July 1, 1863 A.D. The battle lasted for three days. On the first day the Confederates had some advantage. Their attack broke and scattered a Federal division with considerable loss. But that night the careful Meade took up a strong position on a crescent-shaped line of heights near the little town. Here he would lie, and the Confederates might drive him from it if they could.
July 2. Next day Lee attempted to dislodge the enemy. The key of the Federal position was Cemetery Hill, and there the utmost strength of the Confederate attack was put forth. Nor was it in vain; for part of the Federal line was broken, and at one point an important position had been taken by the Confederates. Lee might fairly hope that another day’s fighting would complete his success and give him undisputed possession of the wealthiest Northern States. His loss had been small, while the Federals had been seriously weakened.

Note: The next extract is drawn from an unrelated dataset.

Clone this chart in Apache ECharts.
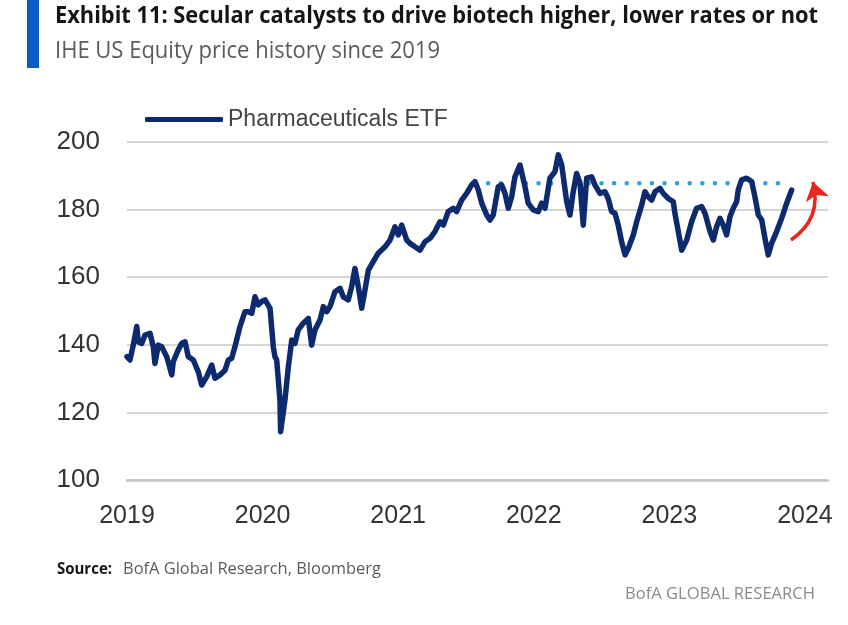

Perhaps no hours of deeper gloom were ever passed in the North than the hours of that summer evening when the telegraph flashed over the country the news of Lee’s success. The lavish sacrifice of blood and treasure seemed in vain. A million of men were in arms to defend the Union, and yet the northward progress of the rebels could not be withstood. Should Lee be victorious on the morrow, the most hopeful must despond.